The Firekkan Commonwealth... why did that name sound so important to Blair? He shrugged it off.

"... The Tri-System CIS and other neutral militia, the Free Republic of Landreich, the Andorran New Republic, the Union of Border Worlds, the Varni/Mantu Combine—we’re calling in favors from everybody. Hell, chances are, if the Kilrathi start taking a beating they’ll join the fight, too."

"If I may, sir," Blair began his request, "I’d like to request immediate transfer out of the Space Navy and reinstatement in the Space Force." It was as good a moment as any.

"Granted!" Braddock said expectant of the request, with heartfelt enthusiasm. He began typing on his touchpad console at once, making a poor showing of playing down that he had evidently known that was what Blair had wanted all along. "With your transfer to the Space Force, your new rank will be ‘brigadier general.’ How do you feel about becoming a CAG?"

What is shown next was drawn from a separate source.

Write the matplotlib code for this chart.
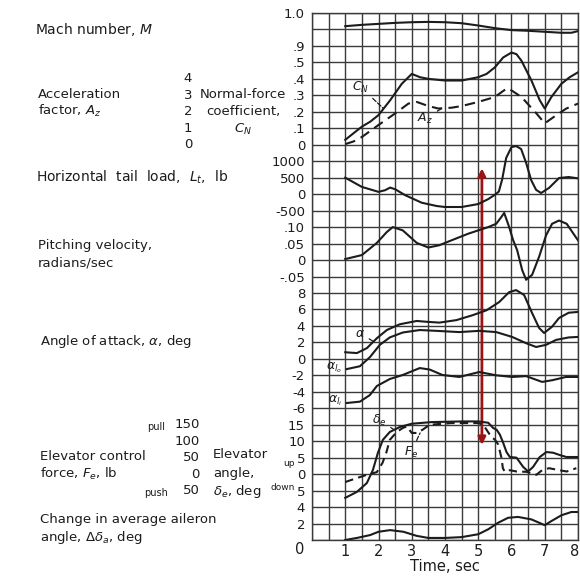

"Er, a commander air group?" Being in command of an entire air group’s fighter wings? It had been difficult enough being the wing commander of a single fighter wing of squadrons on the Victory, let alone multiple. Still, if the Admiral placed such faith in Blair, he felt a certain obligation to oblige. It was for his own good. "Sounds good to me, but I thought a CAG was a Navy position."

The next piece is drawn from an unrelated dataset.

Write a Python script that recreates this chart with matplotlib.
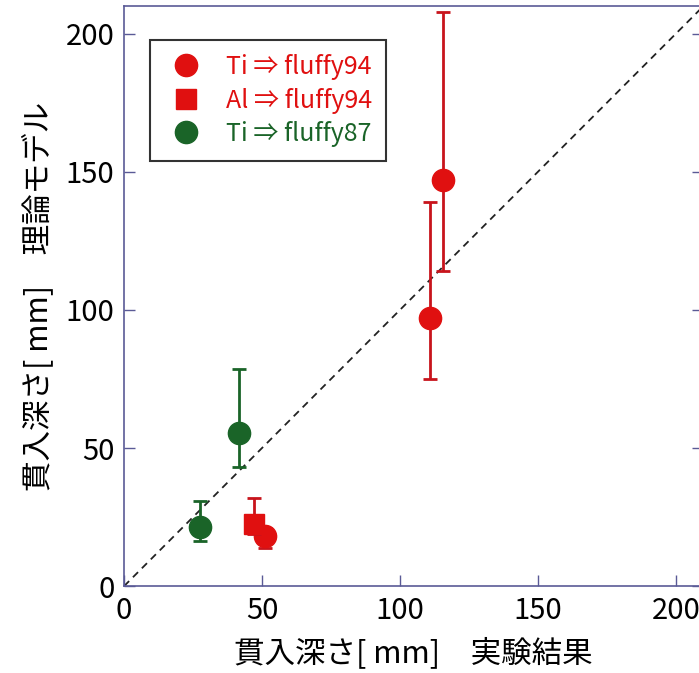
import matplotlib.pyplot as plt
from matplotlib.lines import Line2D

plt.rcParams['font.family'] = ['Noto Sans CJK JP', 'DejaVu Sans']

# Ti => fluffy94
ti94_x = [51, 111, 115.5]
ti94_y = [18, 97, 147]
ti94_lo = [14, 75, 114]
ti94_hi = [21, 139, 208]

# Al => fluffy94
al94_x = [47]
al94_y = [22.5]
al94_lo = [19]
al94_hi = [32]

# Ti => fluffy87
ti87_x = [27.5, 41.5]
ti87_y = [21.5, 55.5]
ti87_lo = [16.5, 43]
ti87_hi = [31, 78.5]

ticks = [0, 50, 100, 150, 200]

red = '#e01010'
red_bar = '#c8141c'
green = '#1a6428'
spine = '#5a5a96'

def err(y, lo, hi):
    return [[a - b for a, b in zip(y, lo)], [b - a for a, b in zip(y, hi)]]

fig = plt.figure(figsize=(6.99, 6.73), dpi=100)
ax = fig.add_axes([0.1774, 0.129, 0.829, 0.862])

ax.plot([0, 210], [0, 210], ls=(0, (4, 3)), color='#222222', lw=1.3, zorder=1)

ax.errorbar(ti87_x, ti87_y, yerr=err(ti87_y, ti87_lo, ti87_hi), fmt='o', ms=16,
            color=green, ecolor=green, elinewidth=2, capsize=5, capthick=2, zorder=3)
ax.errorbar(ti94_x, ti94_y, yerr=err(ti94_y, ti94_lo, ti94_hi), fmt='o', ms=16,
            color=red, ecolor=red_bar, elinewidth=2, capsize=5, capthick=2, zorder=3)
ax.errorbar(al94_x, al94_y, yerr=err(al94_y, al94_lo, al94_hi), fmt='s', ms=14,
            color=red, ecolor=red_bar, elinewidth=2, capsize=5, capthick=2, zorder=4)

ax.set_xlim(0, 210)
ax.set_ylim(0, 210)
ax.set_xticks(ticks)
ax.set_yticks(ticks)
ax.tick_params(direction='in', length=8, width=1, color=spine, labelsize=21,
               top=False, right=True, pad=7)
for s in ax.spines.values():
    s.set_color(spine)
    s.set_linewidth(1.2)

ax.set_xlabel('貫入深さ[ mm]\u3000実験結果', fontsize=22, labelpad=8)
ax.set_ylabel('貫入深さ[ mm]\u3000理論モデル', fontsize=22, labelpad=8)

handles = [
    Line2D([], [], ls='none', marker='o', ms=16, color=red),
    Line2D([], [], ls='none', marker='s', ms=14, color=red),
    Line2D([], [], ls='none', marker='o', ms=16, color=green),
]
labels = ['Ti ⇒ fluffy94', 'Al ⇒ fluffy94', 'Ti ⇒ fluffy87']
leg = ax.legend(handles, labels, loc='upper left', bbox_to_anchor=(0.045, 0.941),
                borderaxespad=0, fontsize=18, frameon=True, fancybox=False,
                edgecolor='black', handletextpad=0.7, borderpad=0.55,
                labelspacing=0.3, handlelength=1.8)
leg.get_frame().set_linewidth(1.5)
for t, c in zip(leg.get_texts(), [red, red, green]):
    t.set_color(c)

fig.savefig('out.png', dpi=100)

"You’re right, but I think in this case not for you... you want to have your cake and eat it, too, yes?" Braddock smiled.

"Sir...?"

"You want to lend your pilots your experience, and get your turn in the cockpit as well, yes? You’ll make an excellent CAG, but you can’t lead by example unless you're back in the Space Force and in the cockpit to some degree."

Blair couldnt argue with that. "I agree."

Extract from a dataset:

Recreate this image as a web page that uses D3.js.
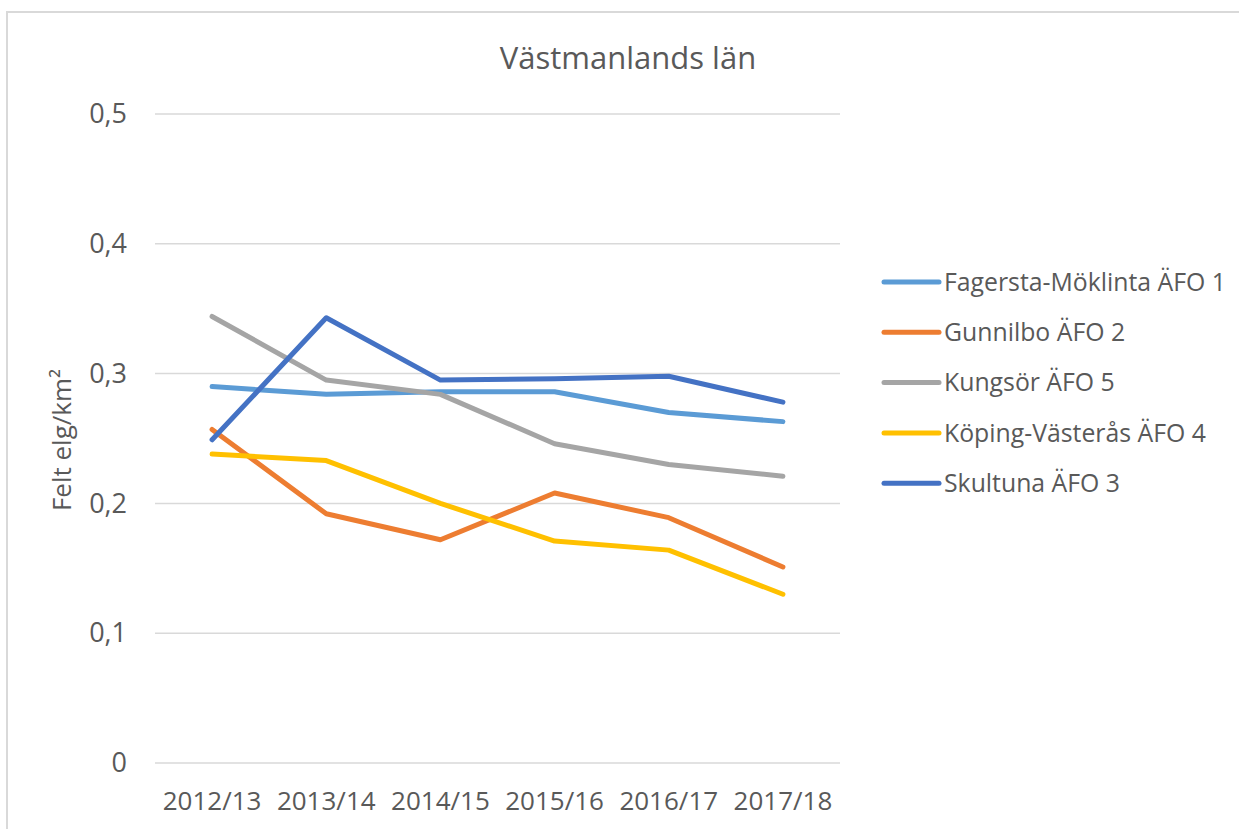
<!DOCTYPE html>
<html lang="sv">
<head>
<meta charset="utf-8">
<style>
  body { margin: 0; background: #fff; }
  svg text { font-family: "Open Sans", "Noto Sans", sans-serif; fill: #595959; }
</style>
</head>
<body>
<svg id="chart" width="1239" height="829"></svg>
<script src="https://cdn.jsdelivr.net/npm/d3@7/dist/d3.min.js"></script>
<script>
    // data
    var seasons = ["2012/13", "2013/14", "2014/15", "2015/16", "2016/17", "2017/18"];
    var fagersta = [0.290, 0.284, 0.286, 0.286, 0.270, 0.263];
    var gunnilbo = [0.257, 0.192, 0.172, 0.208, 0.189, 0.151];
    var kungsor = [0.344, 0.295, 0.284, 0.246, 0.230, 0.221];
    var koping = [0.238, 0.233, 0.200, 0.171, 0.164, 0.130];
    var skultuna = [0.249, 0.343, 0.295, 0.296, 0.298, 0.278];
    var yTicks = [0, 0.1, 0.2, 0.3, 0.4, 0.5];

    var series = [
        {name: "Fagersta-Möklinta ÄFO 1", values: fagersta, color: "#5B9BD5"},
        {name: "Gunnilbo ÄFO 2", values: gunnilbo, color: "#ED7D31"},
        {name: "Kungsör ÄFO 5", values: kungsor, color: "#A5A5A5"},
        {name: "Köping-Västerås ÄFO 4", values: koping, color: "#FFC000"},
        {name: "Skultuna ÄFO 3", values: skultuna, color: "#4472C4"}
    ];

    var svg = d3.select("#chart");

    // chart frame
    svg.append("rect")
        .attr("x", 7).attr("y", 12)
        .attr("width", 1250).attr("height", 840)
        .attr("fill", "none")
        .attr("stroke", "#d9d9d9")
        .attr("stroke-width", 2);

    var plotLeft = 155, plotRight = 840, plotTop = 114, plotBottom = 763;

    var x = d3.scaleBand().domain(seasons).range([plotLeft, plotRight]);
    var y = d3.scaleLinear().domain([0, 0.5]).range([plotBottom, plotTop]);

    // gridlines
    svg.append("g")
        .selectAll("line")
        .data(yTicks)
        .enter()
        .append("line")
        .attr("x1", plotLeft).attr("x2", plotRight)
        .attr("y1", function (d) { return y(d); })
        .attr("y2", function (d) { return y(d); })
        .attr("stroke", "#d9d9d9")
        .attr("stroke-width", 1.5);

    // y axis labels
    var fmt = function (d) { return d === 0 ? "0" : d3.format(".1f")(d).replace(".", ","); };
    var yAxis = svg.append("g")
        .attr("transform", "translate(" + (plotLeft - 28) + ",0)")
        .call(d3.axisLeft(y).tickValues(yTicks).tickSize(0).tickPadding(0).tickFormat(fmt));
    yAxis.select(".domain").remove();
    yAxis.selectAll("text")
        .attr("font-size", "27px")
        .attr("fill", "#595959")
        .style("font-family", "'Open Sans', sans-serif");

    // x axis labels
    var xAxis = svg.append("g")
        .attr("transform", "translate(0," + plotBottom + ")")
        .call(d3.axisBottom(x).tickSize(0).tickPadding(29));
    xAxis.select(".domain").remove();
    xAxis.selectAll("text")
        .attr("font-size", "26px")
        .attr("fill", "#595959")
        .style("font-family", "'Open Sans', sans-serif");

    // lines
    var line = d3.line()
        .x(function (d, i) { return x(seasons[i]) + x.bandwidth() / 2; })
        .y(function (d) { return y(d); });

    svg.append("g")
        .selectAll("path")
        .data(series)
        .enter()
        .append("path")
        .attr("d", function (d) { return line(d.values); })
        .attr("fill", "none")
        .attr("stroke", function (d) { return d.color; })
        .attr("stroke-width", 5)
        .attr("stroke-linecap", "round")
        .attr("stroke-linejoin", "round");

    // title
    svg.append("text")
        .attr("x", 628).attr("y", 69)
        .attr("text-anchor", "middle")
        .attr("font-size", "31px")
        .text("Västmanlands län");

    // y axis title
    svg.append("text")
        .attr("transform", "translate(71,440) rotate(-90)")
        .attr("text-anchor", "middle")
        .attr("font-size", "26px")
        .text("Felt elg/km²");

    // legend
    var legend = svg.append("g")
        .selectAll("g")
        .data(series)
        .enter()
        .append("g")
        .attr("transform", function (d, i) { return "translate(884," + (282 + i * 50.3) + ")"; });
    legend.append("line")
        .attr("x1", 0).attr("x2", 55)
        .attr("stroke", function (d) { return d.color; })
        .attr("stroke-width", 5)
        .attr("stroke-linecap", "round");
    legend.append("text")
        .attr("x", 60)
        .attr("dy", "0.35em")
        .attr("font-size", "24.8px")
        .text(function (d) { return d.name; });
</script>
</body>
</html>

"And so does ConFleet High Command, glad to hear it. I... I think I’ll assign you to a Dentares-class fleet carrier I think is... just right for you." The older man gave a chuckle. "Uniquely so."

"Oh?"

 

Shuttle Barbados-Five
Arrival
The Komarov System, Gegarin Quadrant, Hawking Sector
MAY 06 2793/2793.126; 0158 Hours (CST)

The now-Brigadier General (O-7) Blair ’s shuttle was just a few klicks behind the megacarrier. The colossal ship had been ordered less than an hour ago to delay their trip to the Spinward Rim and await boarding.

The shuttle slowed, hitting the retros as it took up a trajectory on the five kilometer-long megacarrier’s port side that would take it into a docking bay that was clearly only one of at least several dozen. Easing in, it passed through the electromagnetic shields to touch smoothly down before a crowd of assembled crewmen, each awaiting their chance to catch a glimpse of the living legend himself.

Blair gave the pilot a pat on the shoulder,—another ecstatic admirer of him—thanked him, then made his way down the exit ramp, straightening his new uniform as he went.

The commanding officer of the vessel,—a woman, to Blair’s intrigue—one Captain Julianna Diena Kincaid, met him on his way down. She extended a slender hand to him after exchanging the customary salute. "Welcome aboard the TCS Blair, General," she spoke, bearing a knowing, bemused grin.

Blair took her hand, a look of suspicion on his face. "The Blair?" he practically gasped. He didn’t know whether he was embarrassed or proud. It certainly explained why no one had told him the name of the Dentares megacarrier he was being assigned.

"I think I can speak on the entire crew’s behalf when I say it’s an unexpected and true honor to finally meet our carrier’s namesake."

Hooo boy, Blair thought to himself, suddenly feeling more than a little bit time-sick.